J.Higgins vs S.Bingham
Zwycięzca meczu: Higgins, John @ 1.67
„Z czym do gości, Stuart?”, można by zapytać po dzisiejszym meczu Higginsa z Wenbo (6-4). Zdecydowanie najlepszy jak na razie w turnieju, wysoki poziom w każdym elemencie gry, dosłowne pare niewymuszonych błędów, godny finału największych turniejów. Wenbo zagrał świetnie, widać, że forma którą czarował w grudniu nie uleciała, a mimo to to Higgins go przyćmił. Wystarczy spojrzeć na zapiś jego podejść 119, 104, 75, 133, 85, po drodze pechowo nie skończony maksymalny brejk, 85% na długich wbiciach, podobna skuteczność na odstawnych i to u obu graczy. A co u aktualnego mistrza świata? Bez zmian, nadal boryka się ze formą, w 1 rundzie z Dingiem, kolejnym dołującym mistrzem, dali pokaz mizerii z jednym błyskiem dawnej formy przy nieudanym ataku na maksa (Bingham 120). Otóż na niewielu wystarczą tylko błyski formy, na pewno nie w Mastersie gdzie mamy tylko czołówkę rankingu, już nie mówiąc o fruwającym dzisiaj przy stole Higginsie. Jeśli dodamy do tego beznadziejny bilans Binghama w Mastersie (wygrana z Dingiem była dopiero pierwszym wygranym meczem po 6 porażkach w 1 rundzie), to faworyt może być tylko jeden i aż dziwne, że po takim wysokim kursie. Myślę, że nawet Wenbo odprawiłby Binghama po krótkim meczu, a co dopiero Szkot. Mecz dopiero w piątek, ale nie ma na co czekać.
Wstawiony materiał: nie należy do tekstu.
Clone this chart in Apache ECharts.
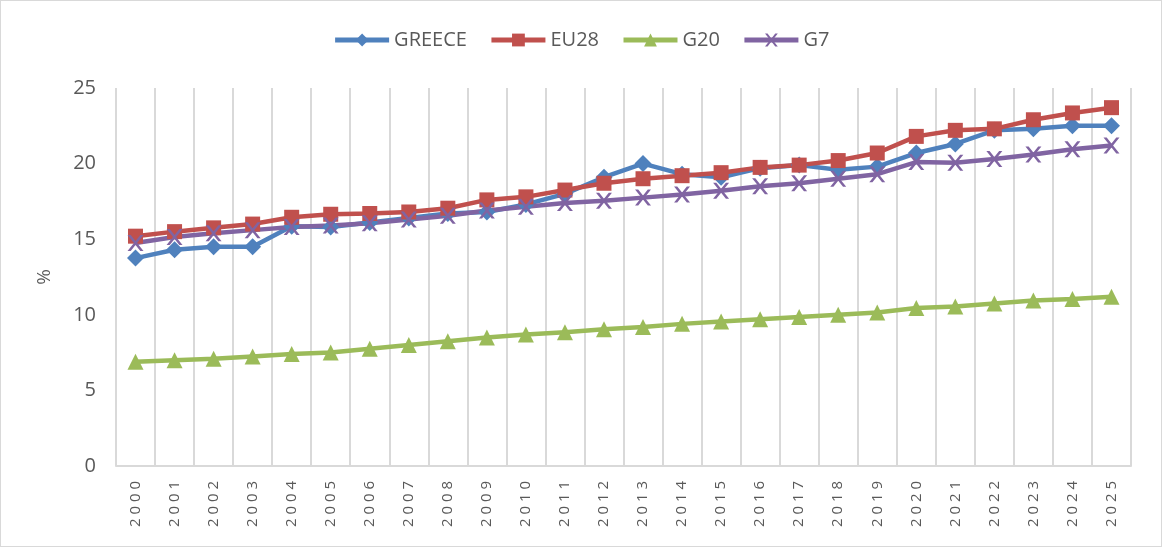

Polecieli z tym kursem i to ostro. Myślałem,że zobaczymy coś koło 1,40 a tu taka miła niespodzianka. Dzisiaj Wenbo naprawdę zagrał super mecz. Szkoda tej zielonej w ostatniej partii bo bysmy mieli pewnie decidera i kolejną szanse na wysokie podejście jednego z graczy. Gra punktowa Higginsa dzisiaj była na najwyższym poziomie. Porównując jego gre do tej co zaprezentował Bingham w meczu z Dingiem to są 2 poziomy różnicy. Wszystko na to wskazuje,że Higgins w tym meczu będzie miał łatwiejsza przeprawę niż dzisiaj z Wenbo. Zdecydowanie wchodzę w ten mecz i polecam!